Рыжий вислоухий кобель отдаленно гончих пород прыжками бежал от створа открытой калитки, прыжком взлетел на крыльцо и, сев рядом с Климовым, снова проговорил:

– Гуф!

– Ну, иди, иди, – толкнул его плечом Климов. Собака переступила передними лапами, дернулась было вперед, но снова уселась. Хвост интригующе застучал по доске.

Черно-белая лайка стояла в створе калитки и внимательно изучала двор. Пушистое колечко хвоста было свернуто вбок, и от этого хвост собаки двигался так, будто загребал воздух. Изучив двор, лайка отступила назад, пропуская вперед хозяина.

– Тихон! – приветствовал его Климов, вставая. – Всем двором опричь хором! Да ступай, ступай ты, понюхайся! – это уже опять своему кобелю, подталкивая его коленом встречь кривохвостой лайке.

Как и собака, Тихон нес на себе следы старой травмы. Плоская его голова лежала на правом плече, сильно задранном вверх, и скорей походила на толстый вытертый эполет с обтрепанной бахромой волос, чем на голову. Рот походил на шрам, а глаза… За почти пятьдесят лет увечья большие рачьи его глаза проделали тот же путь эволюции, что глаза камбалы – за, соответственно, пятьдесят миллионов лет. Так сместились в глазных орбитах, что теперь получались практически параллельны земле.

О причине уродства он когда-то рассказывал сам, когда люди еще были добрей и имели свободный день, чтобы выслушать первый слог его речи. Вся же речь заключалась в трех словах: «Глупый был, ходил в лес, медведица закатала». Не считая себя немым, Тихон никогда не вступал в спор с теми, кто его таковым считал. В жизни он обходился малым: зимой жил в лесу, у себя в избушке, охотился, а на лето перебирался к своей родной сестре Зинаиде, жене Климова.

В ответ на приветственные слова Климова Тихон осклабился кривым ртом, издал прерывистый густой звук и начал снимать со спины берестяной короб.

– Стой, стой. Да ты это, с гостинцами не спеши, а то не видал я твоих гостинцев, пойдем сперва посидим. Зинка-то в магазин побежала, счас будет. Я тут в истории был, если ты не слыхал, – говорил он, увлекая Тихона в сени. – Вздрызг замерзли!
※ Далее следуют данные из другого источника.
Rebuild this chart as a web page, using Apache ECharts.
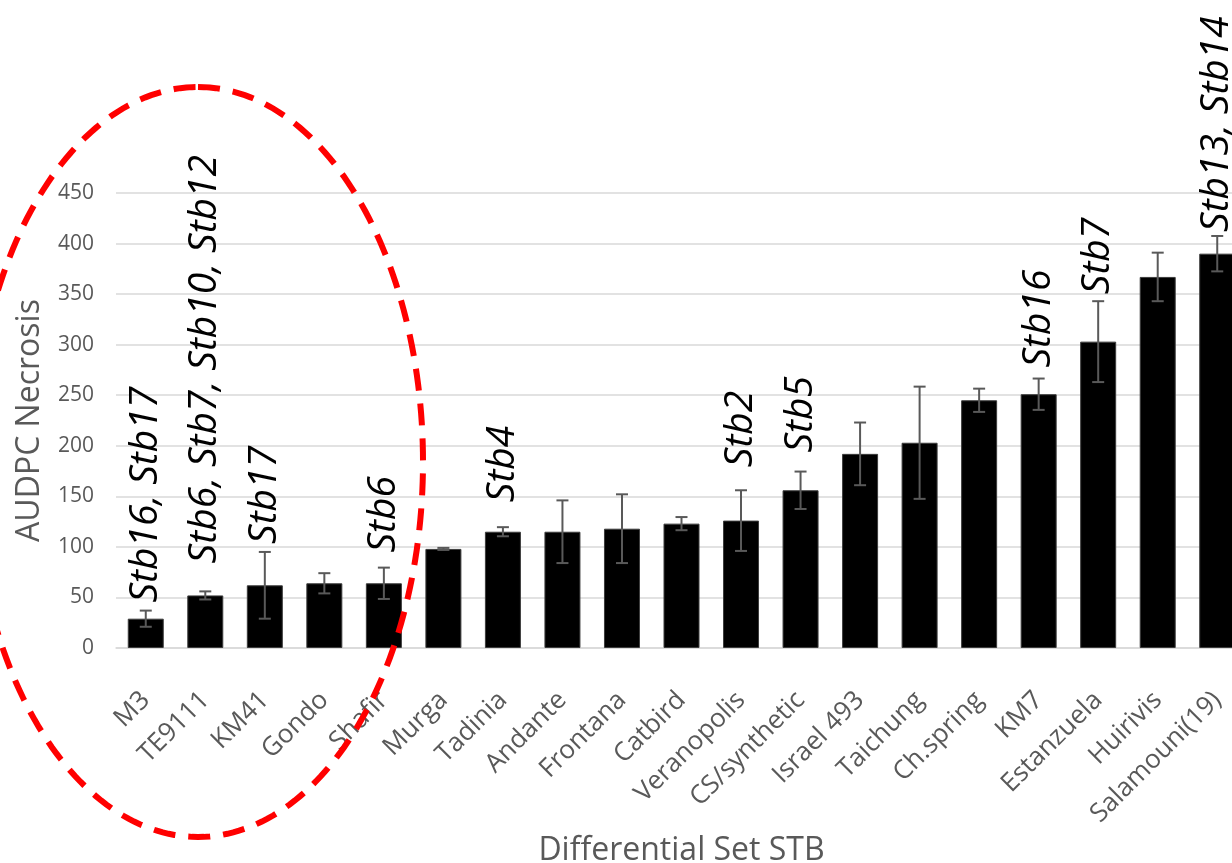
<!DOCTYPE html>
<html>
<head>
<meta charset="utf-8">
<script src="https://cdn.jsdelivr.net/npm/echarts@6/dist/echarts.min.js"></script>
<style>
  html, body { margin: 0; padding: 0; background: #ffffff; }
  #chart { width: 1232px; height: 863px; }
</style>
</head>
<body>
<div id="chart"></div>
<script>
// Wheat differential cultivars, ordered by necrosis
const categories = ['M3', 'TE9111', 'KM41', 'Gondo', 'Shafir', 'Murga', 'Tadinia', 'Andante',
  'Frontana', 'Catbird', 'Veranopolis', 'CS/synthetic', 'Israel 493', 'Taichung', 'Ch.spring',
  'KM7', 'Estanzuela', 'Huirivis', 'Salamouni(19)'];

// Mean AUDPC of necrosis per cultivar
const necrosis = [29, 52, 62, 64, 64, 98, 115, 115, 118, 123, 126, 156, 192, 203, 245, 251, 303, 367, 390];

// Standard error (half-length of each error bar)
const necrosisErr = [8, 4, 33, 10, 15.5, 1, 4.5, 31, 34, 6.5, 30, 18.5, 31, 55.5, 11.5, 15.5, 40, 24, 17.5];

// Known Stb resistance genes carried by each cultivar
const stbGenes = ['Stb16, Stb17', 'Stb6, Stb7, Stb10, Stb12', 'Stb17', '', 'Stb6', '', 'Stb4', '', '',
  '', 'Stb2', 'Stb5', '', '', '', 'Stb16', 'Stb7', '', 'Stb13, Stb14'];

// Y axis ticks
const yTicks = { min: 0, max: 450, step: 50 };

// Layout: pixel gap between the top of an error bar and its gene label
const labelGap = [8, 28, 8, 0, 15, 0, 25, 0, 0, 0, 23, 19, 0, 0, 0, 11, 7, 0, 4];

const FONT = '"Open Sans", "Noto Sans", sans-serif';
const GREY = '#595959';

const errRows = categories.map((c, i) => [i, necrosis[i], necrosisErr[i]]);
const geneRows = [];
categories.forEach((c, i) => {
  if (stbGenes[i]) geneRows.push([i, necrosis[i] + necrosisErr[i], stbGenes[i], labelGap[i]]);
});

// Dashed ellipse grouping the resistant cultivars
const ring = { cx: 198, cy: 462, rx: 225, ry: 375 };
const ringPts = [];
for (let k = 0; k < 240; k++) {
  const a = -Math.PI / 2 + (k / 240) * Math.PI * 2;
  ringPts.push([ring.cx + ring.rx * Math.cos(a), ring.cy + ring.ry * Math.sin(a)]);
}

const chart = echarts.init(document.getElementById('chart'), null, { renderer: 'canvas' });

chart.setOption({
  backgroundColor: '#ffffff',
  animation: false,
  // the last bar runs past the right edge of the page
  grid: { left: 116, top: 193, width: 1131, height: 455, containLabel: false, outerBoundsMode: 'none' },
  xAxis: {
    type: 'category',
    data: categories,
    axisLine: { show: true, lineStyle: { color: '#d9d9d9', width: 1.5 } },
    axisTick: { show: false },
    axisLabel: {
      interval: 0, rotate: 45, margin: 48,
      align: 'right', verticalAlign: 'middle',
      fontFamily: FONT, fontSize: 26, color: GREY
    },
    name: 'Differential Set STB',
    nameLocation: 'middle',
    nameGap: 184,
    nameTextStyle: { fontFamily: FONT, fontSize: 32, color: GREY }
  },
  yAxis: {
    type: 'value',
    min: yTicks.min, max: yTicks.max, interval: yTicks.step,
    axisLine: { show: false },
    axisTick: { show: false },
    axisLabel: { margin: 22, fontFamily: FONT, fontSize: 21, color: GREY },
    splitLine: { lineStyle: { color: '#d9d9d9', width: 1.5 } },
    name: 'AUDPC Necrosis',
    nameLocation: 'middle',
    nameGap: 70,
    nameTextStyle: { fontFamily: FONT, fontSize: 32, color: GREY }
  },
  series: [
    {
      type: 'bar',
      data: necrosis,
      barWidth: 36,
      itemStyle: { color: '#000000', borderColor: '#3c3c3c', borderWidth: 1 },
      z: 2
    },
    {
      type: 'custom',
      data: errRows,
      encode: { x: 0, y: 1 },
      z: 3,
      renderItem: function (params, api) {
        const i = api.value(0), m = api.value(1), e = api.value(2);
        const hi = api.coord([i, m + e]);
        const lo = api.coord([i, m - e]);
        const half = 6;
        const st = { stroke: GREY, lineWidth: 2 };
        return {
          type: 'group',
          children: [
            { type: 'line', shape: { x1: hi[0], y1: hi[1], x2: lo[0], y2: lo[1] }, style: st },
            { type: 'line', shape: { x1: hi[0] - half, y1: hi[1], x2: hi[0] + half, y2: hi[1] }, style: st },
            { type: 'line', shape: { x1: lo[0] - half, y1: lo[1], x2: lo[0] + half, y2: lo[1] }, style: st }
          ]
        };
      }
    },
    {
      type: 'custom',
      data: geneRows,
      encode: { x: 0, y: 1 },
      clip: false,
      z: 4,
      renderItem: function (params, api) {
        const row = geneRows[params.dataIndex];
        const p = api.coord([row[0], row[1]]);
        return {
          type: 'text',
          x: p[0],
          y: p[1] - row[3],
          rotation: Math.PI / 2,
          style: {
            text: row[2],
            fontFamily: FONT,
            fontSize: 39,
            fontStyle: 'italic',
            fill: '#000000',
            align: 'left',
            verticalAlign: 'middle'
          }
        };
      }
    }
  ],
  graphic: [
    {
      type: 'polygon',
      shape: { points: ringPts },
      style: { fill: 'none', stroke: '#ff0000', lineWidth: 6, lineDash: [22, 13] },
      z: 100,
      silent: true
    }
  ]
});
</script>
</body>
</html>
Еще я нисколько душой даже не отошел, до чего мы замерзли. Мы ведь с ночи всего как дома. Заморозили нас, короче, с Валькой, как треску. А у них, это, как свет в рефрижераторе отключился, так мы и размёрзлись. Смех, кому и сказать, чисто смех!..
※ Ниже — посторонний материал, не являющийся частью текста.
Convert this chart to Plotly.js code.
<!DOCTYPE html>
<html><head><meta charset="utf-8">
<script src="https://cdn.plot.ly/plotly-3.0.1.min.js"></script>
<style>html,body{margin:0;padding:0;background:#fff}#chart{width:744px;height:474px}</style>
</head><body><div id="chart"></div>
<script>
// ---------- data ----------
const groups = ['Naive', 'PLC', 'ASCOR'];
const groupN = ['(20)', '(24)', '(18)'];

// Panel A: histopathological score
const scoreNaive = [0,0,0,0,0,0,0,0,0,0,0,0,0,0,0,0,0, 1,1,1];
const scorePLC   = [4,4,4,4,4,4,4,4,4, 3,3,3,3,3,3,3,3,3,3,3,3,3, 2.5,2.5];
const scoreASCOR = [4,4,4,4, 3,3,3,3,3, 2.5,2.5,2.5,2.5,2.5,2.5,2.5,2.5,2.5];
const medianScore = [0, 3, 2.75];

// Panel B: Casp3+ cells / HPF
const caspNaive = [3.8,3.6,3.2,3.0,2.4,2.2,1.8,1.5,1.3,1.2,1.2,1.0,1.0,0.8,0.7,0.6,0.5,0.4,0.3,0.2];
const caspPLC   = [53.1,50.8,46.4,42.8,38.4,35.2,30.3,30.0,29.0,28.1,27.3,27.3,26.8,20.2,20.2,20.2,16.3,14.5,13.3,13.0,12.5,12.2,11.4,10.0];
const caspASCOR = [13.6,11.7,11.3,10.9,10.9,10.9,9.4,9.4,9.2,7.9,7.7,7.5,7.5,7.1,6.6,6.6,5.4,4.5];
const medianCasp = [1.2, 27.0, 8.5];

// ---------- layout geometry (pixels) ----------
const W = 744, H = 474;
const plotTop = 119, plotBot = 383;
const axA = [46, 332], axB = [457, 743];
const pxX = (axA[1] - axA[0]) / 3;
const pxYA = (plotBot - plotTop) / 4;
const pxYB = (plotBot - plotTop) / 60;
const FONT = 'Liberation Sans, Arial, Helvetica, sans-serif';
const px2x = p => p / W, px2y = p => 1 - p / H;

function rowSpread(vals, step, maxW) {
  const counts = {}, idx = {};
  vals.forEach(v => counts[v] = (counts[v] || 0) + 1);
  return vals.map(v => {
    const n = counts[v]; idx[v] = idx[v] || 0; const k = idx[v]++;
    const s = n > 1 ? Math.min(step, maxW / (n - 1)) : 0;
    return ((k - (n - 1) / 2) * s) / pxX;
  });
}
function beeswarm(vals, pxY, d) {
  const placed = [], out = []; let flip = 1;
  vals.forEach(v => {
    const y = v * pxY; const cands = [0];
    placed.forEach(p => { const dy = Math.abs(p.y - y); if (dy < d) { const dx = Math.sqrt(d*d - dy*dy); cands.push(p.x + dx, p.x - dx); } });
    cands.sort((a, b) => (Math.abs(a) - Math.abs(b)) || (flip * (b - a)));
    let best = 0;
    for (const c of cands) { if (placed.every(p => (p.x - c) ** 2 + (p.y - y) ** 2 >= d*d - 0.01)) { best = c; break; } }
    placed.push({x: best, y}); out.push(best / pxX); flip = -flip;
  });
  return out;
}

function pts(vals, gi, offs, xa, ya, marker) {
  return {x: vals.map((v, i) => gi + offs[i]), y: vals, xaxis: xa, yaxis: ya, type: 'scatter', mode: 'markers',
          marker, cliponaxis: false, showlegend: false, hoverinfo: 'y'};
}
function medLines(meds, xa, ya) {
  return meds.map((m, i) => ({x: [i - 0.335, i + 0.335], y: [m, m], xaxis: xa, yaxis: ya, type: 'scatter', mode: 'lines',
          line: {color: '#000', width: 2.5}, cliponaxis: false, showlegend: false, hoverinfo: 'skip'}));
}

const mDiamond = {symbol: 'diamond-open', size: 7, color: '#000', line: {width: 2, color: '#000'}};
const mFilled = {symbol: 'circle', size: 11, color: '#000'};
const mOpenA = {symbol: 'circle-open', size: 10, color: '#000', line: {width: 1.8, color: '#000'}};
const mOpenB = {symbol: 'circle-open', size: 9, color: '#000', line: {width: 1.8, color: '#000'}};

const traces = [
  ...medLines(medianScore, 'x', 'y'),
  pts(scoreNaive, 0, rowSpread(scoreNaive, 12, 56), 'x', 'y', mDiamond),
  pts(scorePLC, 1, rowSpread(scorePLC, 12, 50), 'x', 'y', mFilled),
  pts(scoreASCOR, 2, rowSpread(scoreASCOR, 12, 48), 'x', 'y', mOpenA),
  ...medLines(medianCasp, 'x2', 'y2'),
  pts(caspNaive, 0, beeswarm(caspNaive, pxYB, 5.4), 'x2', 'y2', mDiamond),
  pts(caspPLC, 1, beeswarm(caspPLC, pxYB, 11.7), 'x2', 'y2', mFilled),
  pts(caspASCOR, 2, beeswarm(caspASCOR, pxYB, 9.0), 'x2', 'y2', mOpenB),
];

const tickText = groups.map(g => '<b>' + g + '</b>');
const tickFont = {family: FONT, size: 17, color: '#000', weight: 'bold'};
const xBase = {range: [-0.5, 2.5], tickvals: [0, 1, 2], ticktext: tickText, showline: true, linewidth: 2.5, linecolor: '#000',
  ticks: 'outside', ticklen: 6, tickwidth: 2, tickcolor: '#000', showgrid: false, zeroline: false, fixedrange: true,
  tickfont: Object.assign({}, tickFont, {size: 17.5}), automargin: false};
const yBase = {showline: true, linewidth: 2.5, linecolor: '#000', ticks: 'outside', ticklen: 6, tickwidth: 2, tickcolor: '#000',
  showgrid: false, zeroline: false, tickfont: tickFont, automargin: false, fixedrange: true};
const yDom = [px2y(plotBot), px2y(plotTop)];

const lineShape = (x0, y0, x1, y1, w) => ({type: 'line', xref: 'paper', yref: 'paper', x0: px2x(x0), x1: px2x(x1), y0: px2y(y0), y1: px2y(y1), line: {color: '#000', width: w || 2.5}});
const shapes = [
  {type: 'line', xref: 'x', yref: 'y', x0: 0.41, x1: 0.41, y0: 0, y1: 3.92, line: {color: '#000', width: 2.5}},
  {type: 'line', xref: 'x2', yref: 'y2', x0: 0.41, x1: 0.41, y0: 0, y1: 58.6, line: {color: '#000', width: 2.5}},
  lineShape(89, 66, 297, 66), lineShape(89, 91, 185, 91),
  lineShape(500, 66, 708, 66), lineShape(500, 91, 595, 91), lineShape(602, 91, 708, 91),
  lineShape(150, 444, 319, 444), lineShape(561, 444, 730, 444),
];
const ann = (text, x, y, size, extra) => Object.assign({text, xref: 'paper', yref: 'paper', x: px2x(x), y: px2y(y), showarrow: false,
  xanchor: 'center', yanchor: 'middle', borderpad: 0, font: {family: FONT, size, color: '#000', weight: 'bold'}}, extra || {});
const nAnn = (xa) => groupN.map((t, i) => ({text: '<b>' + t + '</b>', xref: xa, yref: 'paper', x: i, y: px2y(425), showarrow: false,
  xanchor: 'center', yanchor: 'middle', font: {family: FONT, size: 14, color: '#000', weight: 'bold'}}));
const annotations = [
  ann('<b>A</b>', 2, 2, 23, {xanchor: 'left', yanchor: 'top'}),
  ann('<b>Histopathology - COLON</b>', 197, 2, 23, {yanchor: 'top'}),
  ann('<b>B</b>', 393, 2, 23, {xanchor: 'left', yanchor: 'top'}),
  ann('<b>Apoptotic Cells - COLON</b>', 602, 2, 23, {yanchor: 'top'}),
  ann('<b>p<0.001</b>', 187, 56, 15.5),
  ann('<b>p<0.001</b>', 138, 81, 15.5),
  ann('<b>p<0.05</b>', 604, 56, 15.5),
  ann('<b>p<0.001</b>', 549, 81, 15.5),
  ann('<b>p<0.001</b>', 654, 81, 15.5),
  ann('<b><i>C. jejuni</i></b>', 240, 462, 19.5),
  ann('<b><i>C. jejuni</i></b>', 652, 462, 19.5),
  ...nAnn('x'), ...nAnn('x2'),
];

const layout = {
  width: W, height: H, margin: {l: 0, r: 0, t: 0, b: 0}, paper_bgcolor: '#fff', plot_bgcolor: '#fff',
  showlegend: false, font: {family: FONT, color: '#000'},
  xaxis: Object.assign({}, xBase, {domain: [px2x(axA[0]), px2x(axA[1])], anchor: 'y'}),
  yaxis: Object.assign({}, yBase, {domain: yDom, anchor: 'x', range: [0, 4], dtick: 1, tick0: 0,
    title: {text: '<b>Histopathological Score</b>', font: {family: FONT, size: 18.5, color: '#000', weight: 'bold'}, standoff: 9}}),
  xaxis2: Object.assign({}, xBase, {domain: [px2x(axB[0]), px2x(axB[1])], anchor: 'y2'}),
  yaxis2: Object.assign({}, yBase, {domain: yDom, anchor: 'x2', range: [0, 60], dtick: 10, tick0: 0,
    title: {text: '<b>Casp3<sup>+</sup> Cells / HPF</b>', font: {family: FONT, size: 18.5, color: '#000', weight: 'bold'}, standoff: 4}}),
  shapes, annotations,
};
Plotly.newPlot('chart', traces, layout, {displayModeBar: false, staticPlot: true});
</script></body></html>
Климов рассказывал свою историю, совершенно еще не зная, что это именно Тихон пришел на вырубку в тот страшный мороз и увидел людей в виде статуй. Столь далеко в прошлое Климов еще не заглядывал. Вчера, прибежав вместе с сыном домой, он, правда, ощущал холодеющий провал в памяти, но здоровая психика все сводила к спасительной формуле: «Кажется, набрались, дальше плохо помню» – и на том стояла фундаментально.
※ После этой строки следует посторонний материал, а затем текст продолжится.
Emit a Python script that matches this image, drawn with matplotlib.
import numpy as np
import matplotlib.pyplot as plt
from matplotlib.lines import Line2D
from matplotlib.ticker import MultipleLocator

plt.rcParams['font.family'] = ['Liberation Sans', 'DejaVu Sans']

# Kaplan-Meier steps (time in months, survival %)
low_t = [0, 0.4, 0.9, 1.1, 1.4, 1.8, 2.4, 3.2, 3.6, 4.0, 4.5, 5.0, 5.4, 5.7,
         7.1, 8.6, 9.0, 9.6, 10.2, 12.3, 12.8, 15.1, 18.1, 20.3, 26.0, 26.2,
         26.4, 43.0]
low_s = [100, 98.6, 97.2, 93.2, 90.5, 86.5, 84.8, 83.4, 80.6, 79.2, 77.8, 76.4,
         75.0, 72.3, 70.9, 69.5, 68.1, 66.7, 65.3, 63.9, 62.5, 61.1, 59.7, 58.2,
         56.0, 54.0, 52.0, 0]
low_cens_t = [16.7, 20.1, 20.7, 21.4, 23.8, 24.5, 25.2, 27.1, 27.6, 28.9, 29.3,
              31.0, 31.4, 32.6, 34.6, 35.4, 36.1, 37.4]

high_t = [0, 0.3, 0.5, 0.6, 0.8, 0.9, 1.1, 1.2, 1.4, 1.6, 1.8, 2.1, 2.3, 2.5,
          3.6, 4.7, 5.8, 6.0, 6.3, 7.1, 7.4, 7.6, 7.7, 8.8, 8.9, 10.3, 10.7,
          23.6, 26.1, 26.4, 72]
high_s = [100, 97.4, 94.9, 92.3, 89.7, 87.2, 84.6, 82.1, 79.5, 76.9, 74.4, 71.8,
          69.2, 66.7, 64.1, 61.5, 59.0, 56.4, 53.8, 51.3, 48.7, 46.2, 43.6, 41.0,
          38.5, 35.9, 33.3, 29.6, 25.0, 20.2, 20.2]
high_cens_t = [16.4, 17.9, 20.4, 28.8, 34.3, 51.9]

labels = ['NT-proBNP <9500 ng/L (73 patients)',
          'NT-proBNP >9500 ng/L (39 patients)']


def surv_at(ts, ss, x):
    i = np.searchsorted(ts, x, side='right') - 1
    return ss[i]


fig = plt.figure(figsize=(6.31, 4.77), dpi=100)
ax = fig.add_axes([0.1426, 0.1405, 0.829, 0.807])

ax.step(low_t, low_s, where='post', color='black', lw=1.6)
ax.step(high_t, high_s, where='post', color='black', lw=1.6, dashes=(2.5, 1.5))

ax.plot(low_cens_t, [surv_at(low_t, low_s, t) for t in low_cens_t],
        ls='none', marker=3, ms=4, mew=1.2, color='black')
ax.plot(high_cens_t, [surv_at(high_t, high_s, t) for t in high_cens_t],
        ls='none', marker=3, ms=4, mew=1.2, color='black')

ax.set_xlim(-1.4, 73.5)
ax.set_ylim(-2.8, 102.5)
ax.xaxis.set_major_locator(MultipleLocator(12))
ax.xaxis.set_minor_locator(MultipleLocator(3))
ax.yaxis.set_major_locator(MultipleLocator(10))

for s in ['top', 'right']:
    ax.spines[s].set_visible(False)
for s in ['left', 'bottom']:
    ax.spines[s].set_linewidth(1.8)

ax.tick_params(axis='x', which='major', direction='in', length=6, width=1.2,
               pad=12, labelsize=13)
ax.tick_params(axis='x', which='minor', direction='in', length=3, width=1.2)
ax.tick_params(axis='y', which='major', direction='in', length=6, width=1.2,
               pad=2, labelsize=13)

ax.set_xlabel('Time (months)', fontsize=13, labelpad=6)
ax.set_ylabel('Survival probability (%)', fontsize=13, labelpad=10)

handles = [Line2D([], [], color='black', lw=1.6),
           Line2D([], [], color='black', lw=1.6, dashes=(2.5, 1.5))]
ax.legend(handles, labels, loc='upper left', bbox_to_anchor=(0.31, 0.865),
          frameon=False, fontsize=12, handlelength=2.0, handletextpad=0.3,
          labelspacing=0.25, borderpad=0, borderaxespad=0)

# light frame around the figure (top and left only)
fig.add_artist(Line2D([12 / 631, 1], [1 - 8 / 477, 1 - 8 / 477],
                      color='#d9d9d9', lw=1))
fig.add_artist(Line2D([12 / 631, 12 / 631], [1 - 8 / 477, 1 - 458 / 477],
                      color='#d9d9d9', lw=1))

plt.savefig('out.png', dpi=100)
– Валька! – заходя, в избу, прокричал Климов. – Ну-ко! Что там есть в печи, все на стол мечи! Отлезь от телевизора, леший! Чего бы хоть понимал! Слышал, чего сказал? За стол, за стол, Тихон. Не сыскано еще пугал, кому плох красный угол. Не обижайся. Тихона нам бы да не уважить! Дак за встречу и всем нам большого жизнерадостного здоровья.

Они докончили бутылку еще до прихода Зины, не старой, но болезненно-исхудалой женщины, с черным закостеневшим лицом и черепашьими складками высохшей кожи на шее и на руках. Она часто поглядывала на мужа, но как будто издалека – пугливо вытягивая шею.

Вторая бутылка разговорила и Тихона. Он замычал выразительнее и руки его заходили толковее.

– Я и сам это говорю, – соглашался Климов. – Захудала Зинка совсем. А ведь раньше какая солощая баба была. Я тогда у нее со сломанною ногою лежал, она к нам санитаркой пришла… Ну, давай за Зинкино за здоровье! И заёдывай. Ну-ко ты, заёдывай по-людски. Вот бери холодца. Да кваском бы запил, кваском! А хочешь «Оборжоми» налью? Зинка лечится. Да чего-то не помогает. Ты чего это говоришь? Ну дак, можно и холодной воды. Валька, принеси ковшик! Я и сам могу холодянки. Да ты ешь! Чего ты опять не ешь-то, смотрю?